>> Start Provided data

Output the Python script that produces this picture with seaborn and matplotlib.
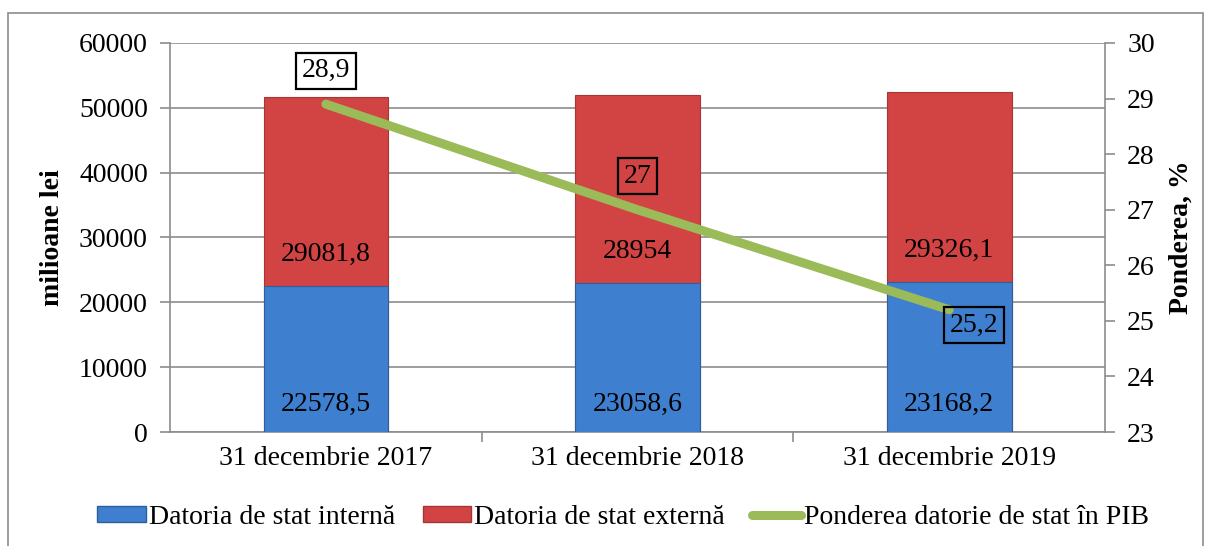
import matplotlib
matplotlib.use("Agg")
import matplotlib.pyplot as plt
import seaborn as sns
import pandas as pd
from matplotlib.patches import Patch, Rectangle
from matplotlib.lines import Line2D

categories = ["31 decembrie 2017", "31 decembrie 2018", "31 decembrie 2019"]
internal = [22578.5, 23058.6, 23168.2]
external = [29081.8, 28954, 29326.1]
share = [28.9, 27, 25.2]
internal_labels = ["22578,5", "23058,6", "23168,2"]
external_labels = ["29081,8", "28954", "29326,1"]
share_labels = ["28,9", "27", "25,2"]
legend_labels = ["Datoria de stat internă", "Datoria de stat externă", "Ponderea datorie de stat în PIB"]

sns.set_theme(style="white")
plt.rcParams['font.family'] = ['Liberation Serif', 'DejaVu Serif']
plt.rcParams['text.color'] = 'black'
plt.rcParams['axes.labelcolor'] = 'black'
FS = 20

df = pd.DataFrame({"cat": categories, "internal": internal,
                   "total": [a + b for a, b in zip(internal, external)]})

fig = plt.figure(figsize=(12.12, 5.46), dpi=100)
ax = fig.add_axes([170/1212, 1-432/546, (1105-170)/1212, (432-43)/546])

blue = "#3f7fcf"
red = "#d24343"
green = "#9bbb59"
gray = "#8c8c8c"

sns.barplot(data=df, x="cat", y="total", color=red, width=0.4, ax=ax,
            saturation=1, edgecolor="#a83535", linewidth=0.8, zorder=2)
sns.barplot(data=df, x="cat", y="internal", color=blue, width=0.4, ax=ax,
            saturation=1, edgecolor="#2f5f9a", linewidth=0.8, zorder=3)

ax.set_ylim(0, 60000)
ax.set_xlim(-0.5, 2.5)
ax.set_yticks(range(0, 60001, 10000))
ax.set_yticklabels([str(v) for v in range(0, 60001, 10000)], fontsize=FS)
ax.yaxis.grid(True, color=gray, linewidth=1.2, zorder=0)
ax.set_axisbelow(True)
ax.set_xlabel("")
ax.set_ylabel("milioane lei", fontsize=FS, fontweight="bold", labelpad=10)
ax.set_xticks(range(3))
ax.set_xticklabels(categories, fontsize=FS)
ax.tick_params(axis="x", length=0, pad=10, labelcolor="black")
ax.set_xticks([0.5, 1.5], minor=True)
ax.tick_params(axis="x", which="minor", length=7, color=gray, width=1.2, direction="out", bottom=True)
ax.tick_params(axis="y", length=7, color=gray, width=1.2, direction="out", left=True, pad=9,
               labelcolor="black")
for s in ["top", "right"]:
    ax.spines[s].set_visible(False)
for s in ["left", "bottom"]:
    ax.spines[s].set_color(gray)
    ax.spines[s].set_linewidth(1.2)

for i in range(3):
    ax.text(i, 4200, internal_labels[i], ha="center", va="center", fontsize=FS, zorder=5, color="black")
    ax.text(i, internal[i] + 4800, external_labels[i], ha="center", va="center", fontsize=FS, zorder=5, color="black")

ax2 = ax.twinx()
ax2.set_position(ax.get_position())
sns.lineplot(x=[0, 1, 2], y=share, color=green, linewidth=6.5, ax=ax2, zorder=6,
             solid_capstyle="round")
ax2.set_ylim(23, 30)
ax2.set_xlim(-0.5, 2.5)
ax2.set_yticks(range(23, 31))
ax2.set_yticklabels([str(v) for v in range(23, 31)], fontsize=FS)
ax2.tick_params(axis="y", length=7, color=gray, width=1.2, direction="out", right=True, pad=9,
                labelcolor="black")
ax2.set_ylabel("Ponderea, %", fontsize=FS, fontweight="bold", labelpad=10)
for s in ["top", "left", "bottom"]:
    ax2.spines[s].set_visible(False)
ax2.spines["right"].set_color(gray)
ax2.spines["right"].set_linewidth(1.2)

box = dict(boxstyle="square,pad=0.2", facecolor="white", edgecolor="black", linewidth=1.6)
box_t = dict(boxstyle="square,pad=0.2", facecolor="none", edgecolor="black", linewidth=1.6)
ax2.text(0, share[0] + 0.6, share_labels[0], ha="center", va="center", fontsize=FS, bbox=box, zorder=7)
ax2.text(1, share[1] + 0.6, share_labels[1], ha="center", va="center", fontsize=FS, bbox=box_t, zorder=7)
ax2.text(2.08, share[2] - 0.28, share_labels[2], ha="center", va="center", fontsize=FS, bbox=box_t, zorder=7)

handles = [Patch(facecolor=blue, edgecolor="#2f5f9a"),
           Patch(facecolor=red, edgecolor="#a83535"),
           Line2D([0], [0], color=green, linewidth=6.5, solid_capstyle="round")]
fig.legend(handles, legend_labels, loc="center", bbox_to_anchor=(623/1212, 1-517/546),
           ncol=3, frameon=False, fontsize=FS, handlelength=1.75, handleheight=0.5,
           handletextpad=0.1, columnspacing=1.0)

fig.patches.append(Rectangle((8/1212, -0.01), (1203-8)/1212, 1-13/546+0.01,
                             transform=fig.transFigure, fill=False,
                             edgecolor=gray, linewidth=1.2))

fig.savefig("out.png", dpi=100)
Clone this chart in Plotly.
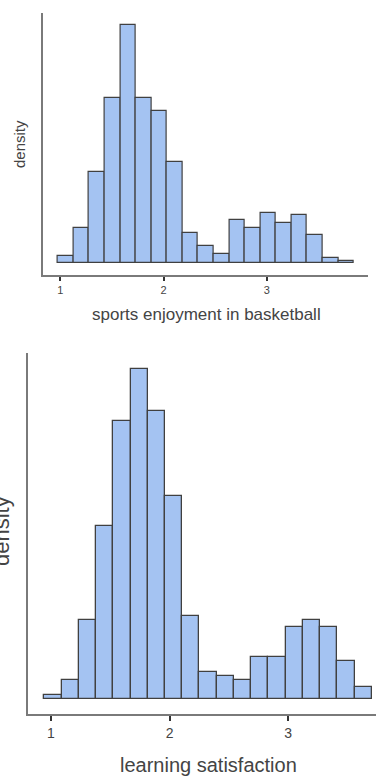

>> End Provided data

■ Set problem: Quote the data above in full and without alteration; skip the pictures.

■ Result for this exercise:
Output the Python script that produces this picture with seaborn and matplotlib.
import matplotlib
matplotlib.use("Agg")
import matplotlib.pyplot as plt
import seaborn as sns
import pandas as pd
from matplotlib.patches import Patch, Rectangle
from matplotlib.lines import Line2D

categories = ["31 decembrie 2017", "31 decembrie 2018", "31 decembrie 2019"]
internal = [22578.5, 23058.6, 23168.2]
external = [29081.8, 28954, 29326.1]
share = [28.9, 27, 25.2]
internal_labels = ["22578,5", "23058,6", "23168,2"]
external_labels = ["29081,8", "28954", "29326,1"]
share_labels = ["28,9", "27", "25,2"]
legend_labels = ["Datoria de stat internă", "Datoria de stat externă", "Ponderea datorie de stat în PIB"]

sns.set_theme(style="white")
plt.rcParams['font.family'] = ['Liberation Serif', 'DejaVu Serif']
plt.rcParams['text.color'] = 'black'
plt.rcParams['axes.labelcolor'] = 'black'
FS = 20

df = pd.DataFrame({"cat": categories, "internal": internal,
                   "total": [a + b for a, b in zip(internal, external)]})

fig = plt.figure(figsize=(12.12, 5.46), dpi=100)
ax = fig.add_axes([170/1212, 1-432/546, (1105-170)/1212, (432-43)/546])

blue = "#3f7fcf"
red = "#d24343"
green = "#9bbb59"
gray = "#8c8c8c"

sns.barplot(data=df, x="cat", y="total", color=red, width=0.4, ax=ax,
            saturation=1, edgecolor="#a83535", linewidth=0.8, zorder=2)
sns.barplot(data=df, x="cat", y="internal", color=blue, width=0.4, ax=ax,
            saturation=1, edgecolor="#2f5f9a", linewidth=0.8, zorder=3)

ax.set_ylim(0, 60000)
ax.set_xlim(-0.5, 2.5)
ax.set_yticks(range(0, 60001, 10000))
ax.set_yticklabels([str(v) for v in range(0, 60001, 10000)], fontsize=FS)
ax.yaxis.grid(True, color=gray, linewidth=1.2, zorder=0)
ax.set_axisbelow(True)
ax.set_xlabel("")
ax.set_ylabel("milioane lei", fontsize=FS, fontweight="bold", labelpad=10)
ax.set_xticks(range(3))
ax.set_xticklabels(categories, fontsize=FS)
ax.tick_params(axis="x", length=0, pad=10, labelcolor="black")
ax.set_xticks([0.5, 1.5], minor=True)
ax.tick_params(axis="x", which="minor", length=7, color=gray, width=1.2, direction="out", bottom=True)
ax.tick_params(axis="y", length=7, color=gray, width=1.2, direction="out", left=True, pad=9,
               labelcolor="black")
for s in ["top", "right"]:
    ax.spines[s].set_visible(False)
for s in ["left", "bottom"]:
    ax.spines[s].set_color(gray)
    ax.spines[s].set_linewidth(1.2)

for i in range(3):
    ax.text(i, 4200, internal_labels[i], ha="center", va="center", fontsize=FS, zorder=5, color="black")
    ax.text(i, internal[i] + 4800, external_labels[i], ha="center", va="center", fontsize=FS, zorder=5, color="black")

ax2 = ax.twinx()
ax2.set_position(ax.get_position())
sns.lineplot(x=[0, 1, 2], y=share, color=green, linewidth=6.5, ax=ax2, zorder=6,
             solid_capstyle="round")
ax2.set_ylim(23, 30)
ax2.set_xlim(-0.5, 2.5)
ax2.set_yticks(range(23, 31))
ax2.set_yticklabels([str(v) for v in range(23, 31)], fontsize=FS)
ax2.tick_params(axis="y", length=7, color=gray, width=1.2, direction="out", right=True, pad=9,
                labelcolor="black")
ax2.set_ylabel("Ponderea, %", fontsize=FS, fontweight="bold", labelpad=10)
for s in ["top", "left", "bottom"]:
    ax2.spines[s].set_visible(False)
ax2.spines["right"].set_color(gray)
ax2.spines["right"].set_linewidth(1.2)

box = dict(boxstyle="square,pad=0.2", facecolor="white", edgecolor="black", linewidth=1.6)
box_t = dict(boxstyle="square,pad=0.2", facecolor="none", edgecolor="black", linewidth=1.6)
ax2.text(0, share[0] + 0.6, share_labels[0], ha="center", va="center", fontsize=FS, bbox=box, zorder=7)
ax2.text(1, share[1] + 0.6, share_labels[1], ha="center", va="center", fontsize=FS, bbox=box_t, zorder=7)
ax2.text(2.08, share[2] - 0.28, share_labels[2], ha="center", va="center", fontsize=FS, bbox=box_t, zorder=7)

handles = [Patch(facecolor=blue, edgecolor="#2f5f9a"),
           Patch(facecolor=red, edgecolor="#a83535"),
           Line2D([0], [0], color=green, linewidth=6.5, solid_capstyle="round")]
fig.legend(handles, legend_labels, loc="center", bbox_to_anchor=(623/1212, 1-517/546),
           ncol=3, frameon=False, fontsize=FS, handlelength=1.75, handleheight=0.5,
           handletextpad=0.1, columnspacing=1.0)

fig.patches.append(Rectangle((8/1212, -0.01), (1203-8)/1212, 1-13/546+0.01,
                             transform=fig.transFigure, fill=False,
                             edgecolor=gray, linewidth=1.2))

fig.savefig("out.png", dpi=100)
Clone this chart in Plotly.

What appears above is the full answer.